By Lou Baldwin
Special to The CS&T
WASHINGTON – Father J. Brian Bransfield, 41, a priest of the Archdiocese of Philadelphia, has been appointed executive director of the United States Conference of Catholic Bishops’ (USCCB) Secretariat for Evangelization and Catechesis, it was announced Sept. 24.
Father Bransfield’s appointment is effective in late spring. He has been serving at the USCCB as a specialist in Evangelization and Catechesis and now succeeds Msgr. Daniel J. Kutys, also a Philadelphia priest, who will return to the Archdiocese.
Msgr. David Molloy, General Secretary of the USCCB, thanked Cardinal Rigali for sharing the talents of both catechists with the wider Church.
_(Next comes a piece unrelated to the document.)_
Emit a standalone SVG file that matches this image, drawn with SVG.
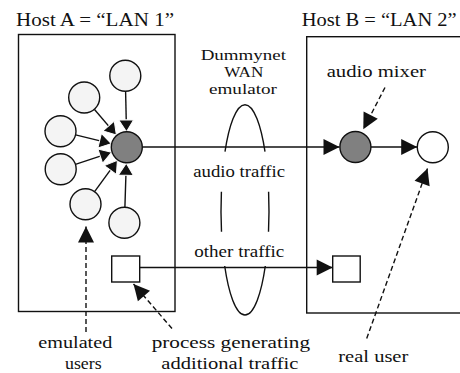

“Msgr. Kutys has done extraordinary work in establishing the new Secretariat for Evangelization and Catechesis under the USCCB reorganization,” Msgr. Molloy said. His talents as an educator enabled him to explain Church teaching and work with textbook companies to reach the highest standards in religious education.
“In his short time at the USCCB Father Bransfield has shown his talents in many areas as well,” Msgr. Molloy said. “He is able to educate the public in Church teaching, even through the media. During the visit of Pope Benedict XVI to the United States, for example, he presented Church teaching clearly in TV interviews and has been successful in communicating it on the Web and in print.”
Father Bransfield attended Immaculate Heart of Mary School in the Roxborough section of the city, then continued at Archbishop Kennedy High School and one year at Temple University before entering St. Charles Borromeo Seminary.
Ordained in 1994, his first assignment was as parochial vicar at St. Andrew Parish, Newtown. He subsequently taught theology at Archbishop Wood High School, and in 2000 was sent to Rome for graduate studies at the Pontifical John Paul II Institute for Studies on Marriage and the Family.
After further studies at the Institute’s Washington, D.C. campus, he received his licentiate in Sacred Theology in 2003 and his doctorate in Moral Theology with a specialization in the theology of marriage and the family in 2005. He then served on the moral theology faculty at St. Charles Borromeo Seminary for two years before his appointment to the USCCB last December.
“I’m very thankful and grateful to Cardinal Rigali for allowing me to work here at the Conference,” Father Bransfield said. “I’m looking forward to this. The work of the Secretariat is essential and I’m humbled and energized at the same time to accept this position.”
The main challenge, he said, “is to continue to proclaim the Gospel and to make the teachings of the Church accessible in a world that oftentimes presents secularized values as the ideal.
“I hope to build on the many good things the staff and Msgr. Kutys have done, maintaining the professional and pastoral tone of the office,” he added.
Lou Baldwin is a member of St. Leo Parish and a freelance writer.